Cultural Consumption: 3/11/24

Goodbye to a jumbo talent

Cultural Consumption: 3/11/24
It's a world party, you see

Greetings from the side of the country opposite from the one where I reside! I am jet lagged and preoccupied with work stuff, which is appropriate because work stuff is what I'm here to do; even still, the last business trip took me out of commission for the full week, and I'm trying to keep that from happening again, so here we are.

Lots of listening today, much of it of the decidedly inactive variety, although the news of Karl Wallinger's passing has put me in a World Party kind of mood for the last couple of hours. This isn't a mood I've ever really been in before; Wallinger's songwriting aesthetic is something I've long found it easy to appreciate from a distance, but more often than not, I was left lukewarm by a sound that struck me as extremely insular and distractingly indebted to the Beatles. Of course, these are qualities that World Party fans wouldn't deny; it's just that for those who've long recognized Wallinger as a genius, they were selling points rather than drawbacks.

The first song that righted my ship and started it sailing toward World Party's shores was — big surprise — "She's the One," a cut from 1997's Egyptology LP that bears the dual distinctions of being A) impossibly lovely and B) a hit for Robbie Williams, who covered it a couple of years later (and allegedly spent years claiming he'd written it). Happily, I didn't come to "She's the One" through Williams' cover; instead, I'm relatively certain I heard it while watching the mostly forgotten Jeanine Garofalo movie The Matchmaker, and sought out the source material from there.

"She's the One" is no more or less Beatles-indebted than anything else in Wallinger's song catalog, but this was an extreme case of the right music at the right moment, and it sent me scurrying to hear the rest of Egyptology. Unfortunately, I didn't hear anything that lit me up like that particular track, and I'm pretty sure I ended up sacrificing it during one of countless shelf-clearing treks to my local used CD emporium.

Anyway, the point is that I'm the last person to write a Karl Wallinger obituary, but the circumstances being what they are, I can't be anything but truthful with you today when it comes to what I'm listening to and why. And I don't know if it's time, distance, or the agonizingly slow yet presumably steady accrual of wisdom over several decades, but playing these records back today, I can finally hear some of what Wallinger's fans have been hearing since he split from the Waterboys back in the '80s — if none of it makes me see the world in a new way, it's all crafted with care and precision, with full-bodied production that's often at least as interesting as the songs themselves. If you've never found the time to listen to World Party's 1990 album Goodbye Jumbo, then make today the day.
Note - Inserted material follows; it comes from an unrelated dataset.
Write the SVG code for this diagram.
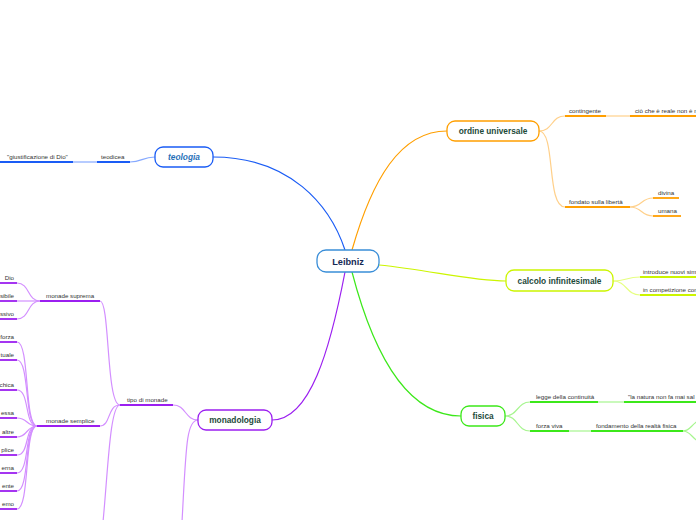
<svg xmlns="http://www.w3.org/2000/svg" width="696" height="520" viewBox="0 0 696 520">
<style>
.node{fill:#fff;stroke-width:1.3}
.nt{font-family:"Liberation Sans",Arial,sans-serif;font-weight:bold;font-size:8.3px;fill:#1d4a3a;text-anchor:middle}
.lb{font-family:"Liberation Sans",Arial,sans-serif;font-size:6.2px;fill:#333}
.lbe{font-family:"Liberation Sans",Arial,sans-serif;font-size:6.2px;fill:#333;text-anchor:end}
.c{fill:none;stroke-width:1.2}
.u{fill:none;stroke-width:1.8}
.blue{stroke:#1a5cf5}.blueL{stroke:#86a9ff}
.or{stroke:#ff9f00}.orL{stroke:#ffd08a}
.yl{stroke:#ccf500}.ylL{stroke:#e6ff80}
.gr{stroke:#3ce81a}.grL{stroke:#a6f58e}
.pu{stroke:#9b1ff0}.puL{stroke:#d38fff}
</style>
<rect width="696" height="520" fill="#fff"/>
<g id="connectors">
  <path class="c blue" d="M213,157 C290,157 330,205 345,250"/>
  <path class="c or" d="M352,250 C372,180 400,131 447,131"/>
  <path class="c yl" d="M379,265 C430,270 470,281 506,281"/>
  <path class="c gr" d="M352,272 C375,360 410,416 461,416"/>
  <path class="c pu" d="M345,272 C330,350 310,420 272,420"/>
  <path class="c blueL" d="M155,157 C142,157 142,162 130,162"/>
  <path class="u blue" d="M97,162 H130"/>
  <path class="c blueL" d="M73,162 H97"/>
  <path class="u blue" d="M0,162 H73"/>
  <path class="c orL" d="M539,131 C553,131 551,116 565,116"/>
  <path class="c orL" d="M539,131 C556,131 546,207 565,207"/>
  <path class="u or" d="M565,116 H606"/>
  <path class="c orL" d="M606,116 H630"/>
  <path class="u or" d="M630,116 H696"/>
  <path class="u or" d="M565,207 H630"/>
  <path class="c orL" d="M630,207 C642,207 641,198 653,198"/>
  <path class="c orL" d="M630,207 C642,207 641,216 653,216"/>
  <path class="u or" d="M653,198 H679"/>
  <path class="u or" d="M653,216 H681"/>
  <path class="c ylL" d="M613,281 C627,281 626,277 640,277"/>
  <path class="c ylL" d="M613,281 C627,281 626,295 640,295"/>
  <path class="u yl" d="M640,277 H696"/>
  <path class="u yl" d="M640,295 H696"/>
  <path class="c grL" d="M505,416 C518,416 517,402 530,402"/>
  <path class="c grL" d="M505,416 C518,416 517,431 530,431"/>
  <path class="u gr" d="M530,402 H598"/>
  <path class="c grL" d="M598,402 H624"/>
  <path class="u gr" d="M624,402 H696"/>
  <path class="u gr" d="M530,431 H569"/>
  <path class="c grL" d="M569,431 H591"/>
  <path class="u gr" d="M591,431 H683"/>
  <path class="c grL" d="M683,431 C690,431 691,425 698,421"/>
  <path class="c grL" d="M683,431 C690,431 691,437 698,441"/>
  <path class="c puL" d="M198,420 C185,420 186,405 173,405"/>
  <path class="c puL" d="M198,420 C186,420 186,450 182,522"/>
  <path class="u pu" d="M120,405 H173"/>
  <path class="c puL" d="M120,405 C106,405 110,301 100,301"/>
  <path class="c puL" d="M120,405 C107,405 111,426 100,426"/>
  <path class="c puL" d="M120,405 C110,405 108,470 103,522"/>
  <path class="u pu" d="M40,301 H100"/>
  <path class="u pu" d="M37,426 H100"/>
  <path class="c puL" d="M40,301 C27,301 30,283 17,283"/>
  <path class="c puL" d="M40,301 H17"/>
  <path class="c puL" d="M40,301 C27,301 30,319 17,319"/>
  <path class="u pu" d="M0,283 H17"/>
  <path class="u pu" d="M0,301 H17"/>
  <path class="u pu" d="M0,319 H17"/>
  <path class="c puL" d="M37,426 C24,426 30,342 17,342"/>
  <path class="c puL" d="M37,426 C24,426 30,360 17,360"/>
  <path class="c puL" d="M37,426 C24,426 30,390 17,390"/>
  <path class="c puL" d="M37,426 C26,426 28,418 17,418"/>
  <path class="c puL" d="M37,426 C26,426 28,437 17,437"/>
  <path class="c puL" d="M37,426 C24,426 30,455 17,455"/>
  <path class="c puL" d="M37,426 C24,426 30,473 17,473"/>
  <path class="c puL" d="M37,426 C24,426 30,491 17,491"/>
  <path class="c puL" d="M37,426 C24,426 30,509 17,509"/>
  <path class="u pu" d="M0,342 H17"/>
  <path class="u pu" d="M0,360 H17"/>
  <path class="u pu" d="M0,390 H17"/>
  <path class="u pu" d="M0,418 H17"/>
  <path class="u pu" d="M0,437 H17"/>
  <path class="u pu" d="M0,455 H17"/>
  <path class="u pu" d="M0,473 H17"/>
  <path class="u pu" d="M0,491 H17"/>
  <path class="u pu" d="M0,509 H17"/>
</g>
<g id="leibniz">
  <rect class="node" x="317" y="250" width="62" height="22" rx="9" stroke="#3a8ed8"/>
  <text x="348" y="264.5" class="nt" style="fill:#152a55;font-size:9.2px">Leibniz</text>
</g>
<g id="teologia">
  <rect class="node" x="155" y="147" width="58" height="20" rx="8" stroke="#1a5cf5"/>
  <text x="184" y="160" class="nt" style="fill:#1f6fb8;font-style:italic">teologia</text>
</g>
<g id="teodicea"><text x="101" y="159" class="lb">teodicea</text></g>
<g id="giustificazione"><text x="7" y="159" class="lb">"giustificazione di Dio"</text></g>
<g id="ordine">
  <rect class="node" x="447" y="121" width="92" height="20" rx="8" stroke="#ff9f00"/>
  <text x="493" y="134" class="nt">ordine universale</text>
</g>
<g id="contingente"><text x="569" y="112.5" class="lb">contingente</text></g>
<g id="reale"><text x="635" y="112.5" class="lb">ciò che è reale non è n</text></g>
<g id="fondato"><text x="569" y="203.5" class="lb">fondato sulla libertà</text></g>
<g id="divina"><text x="658" y="194.5" class="lb">divina</text></g>
<g id="umana"><text x="658" y="212.5" class="lb">umana</text></g>
<g id="calcolo">
  <rect class="node" x="506" y="270" width="107" height="21" rx="8" stroke="#ccf500"/>
  <text x="559.5" y="283.5" class="nt">calcolo infinitesimale</text>
</g>
<g id="simboli"><text x="643" y="273.5" class="lb">introduce nuovi sim</text></g>
<g id="competizione"><text x="643" y="291.5" class="lb">in competizione con</text></g>
<g id="fisica">
  <rect class="node" x="461" y="406" width="44" height="20" rx="8" stroke="#3ce81a"/>
  <text x="483" y="419" class="nt">fisica</text>
</g>
<g id="continuita"><text x="536" y="398.5" class="lb">legge della continuità</text></g>
<g id="natura"><text x="628" y="398.5" class="lb">"la natura non fa mai sal</text></g>
<g id="forzaviva"><text x="536" y="427.5" class="lb">forza viva</text></g>
<g id="fondamento"><text x="596" y="427.5" class="lb">fondamento della realtà fisica</text></g>
<g id="monadologia">
  <rect class="node" x="198" y="410" width="74" height="20" rx="8" stroke="#9b1ff0"/>
  <text x="235" y="423" class="nt">monadologia</text>
</g>
<g id="tipo"><text x="127" y="401.5" class="lb">tipo di monade</text></g>
<g id="suprema"><text x="46" y="297.5" class="lb">monade suprema</text></g>
<g id="semplice"><text x="46" y="422.5" class="lb">monade semplice</text></g>
<g id="s1"><text x="14" y="279.5" class="lbe">Dio</text></g>
<g id="s2"><text x="14" y="297.5" class="lbe">sibile</text></g>
<g id="s3"><text x="14" y="315.5" class="lbe">ssivo</text></g>
<g id="m1"><text x="14" y="338.5" class="lbe">forza</text></g>
<g id="m2"><text x="14" y="356.5" class="lbe">tuale</text></g>
<g id="m3"><text x="14" y="386.5" class="lbe">chica</text></g>
<g id="m4"><text x="14" y="414.5" class="lbe">essa</text></g>
<g id="m5"><text x="14" y="433.5" class="lbe">altre</text></g>
<g id="m6"><text x="14" y="451.5" class="lbe">plice</text></g>
<g id="m7"><text x="14" y="469.5" class="lbe">erna</text></g>
<g id="m8"><text x="14" y="487.5" class="lbe">ente</text></g>
<g id="m9"><text x="14" y="505.5" class="lbe">emo</text></g>
</svg>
Watching: This morning's workout found me accompanied by the latest Curb Your Enthusiasm, which involves the Gettysburg Address, dicks on a billboard, false all-you-can-eat buffets, and Lori Loughlin; following that, I got caught up with Abbott Elementary by watching the most recent episode, in which the school is named a site of historical significance and Bradley Cooper stops by for a minute.

Reading: The good thing about buying Kindle books is that you can fit a bunch of them on one device without having to worry about finding room for physical books in your luggage or whatever. The bad thing is that unless you make a point of looking at the page count, you may not know what you're in for when you start reading something. I say this as a way of explaining that even after spending a full four hours of my flight reading Flannery O'Connor's collected works, I'm still not done with the book — and also of explaining why, toward the end of the flight, I allowed myself the indulgence of breaking away for a bit to peek at What a Fool Believes, the soon-to-be-published memoir from five-time Grammy winner Michael McDonald. I'm sure I'll spend a lot of time talking about this book through various avenues at some point; for now, I will just say that if you're a McDonald fan, it's absolutely worth pre-ordering.